**Set problem:** Leave out the pictures, and write out exactly the lines from the beginning of the material to the line holding "minimum width=252pt, minimum", that line included, and nothing else.

#### Material ####

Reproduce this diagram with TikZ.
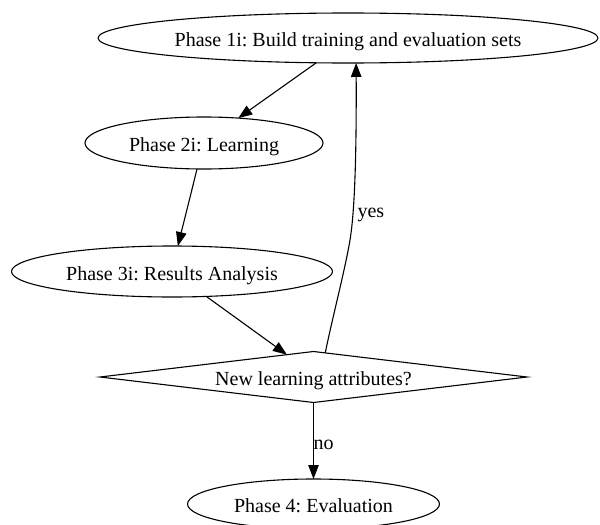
\documentclass[tikz,border=0pt]{standalone}
\usepackage{fontspec}
\setmainfont{Liberation Serif}
\usetikzlibrary{shapes.geometric,arrows.meta}
\frenchspacing
\begin{document}
\begin{tikzpicture}[x=1pt,y=-1pt,
  every node/.style={font=\fontsize{20}{24}\selectfont\frenchspacing, inner sep=0pt, outer sep=0pt, text height=17pt, text depth=0pt},
  phase/.style={draw, ellipse, line width=1.1pt},
  decision/.style={draw, diamond, shape aspect=8.4, line width=1.1pt, minimum width=427pt, minimum height=51pt},
  flow/.style={line width=1.1pt, -{Triangle[length=14pt,width=10.5pt]}},
  lbl/.style={anchor=base west}
]
\useasboundingbox (0,0) rectangle (600,525);

\node[phase, minimum width=500pt, minimum height=50pt] (n1) at (348,38) {Phase 1i: Build training and evaluation sets};
\node[phase, minimum width=238pt, minimum height=52pt] (n2) at (204,143) {Phase 2i: Learning};
\node[phase, minimum width=321pt, minimum height=51pt] (n3) at (172,271.5) {Phase 3i: Results Analysis};
\node[decision] (dia) at (313.5,377) {New learning attributes?};
\node[phase, minimum width=252pt, minimum height=50pt] (n4) at (313.5,504) {Phase 4: Evaluation};

\draw[flow] (n1.218.9) -- (n2.36.3);
\draw[flow] (n2.255) -- (n3.77.2);
\draw[flow] (n3.-36) -- (dia.140.6);
\draw[flow] (dia.64.4) .. controls (333,315) and (345,270) .. (350,240)
  .. controls (355,210) and (356.5,150) .. (n1.-72);
\draw[flow] (dia.south) -- (n4.north);

\node[lbl] (yes) at (357.5,217) {yes};
\node[lbl] (no) at (313.5,449) {no};
\end{tikzpicture}
\end{document}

####

**Finished answer:**
Reproduce this diagram with TikZ.
\documentclass[tikz,border=0pt]{standalone}
\usepackage{fontspec}
\setmainfont{Liberation Serif}
\usetikzlibrary{shapes.geometric,arrows.meta}
\frenchspacing
\begin{document}
\begin{tikzpicture}[x=1pt,y=-1pt,
  every node/.style={font=\fontsize{20}{24}\selectfont\frenchspacing, inner sep=0pt, outer sep=0pt, text height=17pt, text depth=0pt},
  phase/.style={draw, ellipse, line width=1.1pt},
  decision/.style={draw, diamond, shape aspect=8.4, line width=1.1pt, minimum width=427pt, minimum height=51pt},
  flow/.style={line width=1.1pt, -{Triangle[length=14pt,width=10.5pt]}},
  lbl/.style={anchor=base west}
]
\useasboundingbox (0,0) rectangle (600,525);

\node[phase, minimum width=500pt, minimum height=50pt] (n1) at (348,38) {Phase 1i: Build training and evaluation sets};
\node[phase, minimum width=238pt, minimum height=52pt] (n2) at (204,143) {Phase 2i: Learning};
\node[phase, minimum width=321pt, minimum height=51pt] (n3) at (172,271.5) {Phase 3i: Results Analysis};
\node[decision] (dia) at (313.5,377) {New learning attributes?};
\node[phase, minimum width=252pt, minimum height=50pt] (n4) at (313.5,504) {Phase 4: Evaluation};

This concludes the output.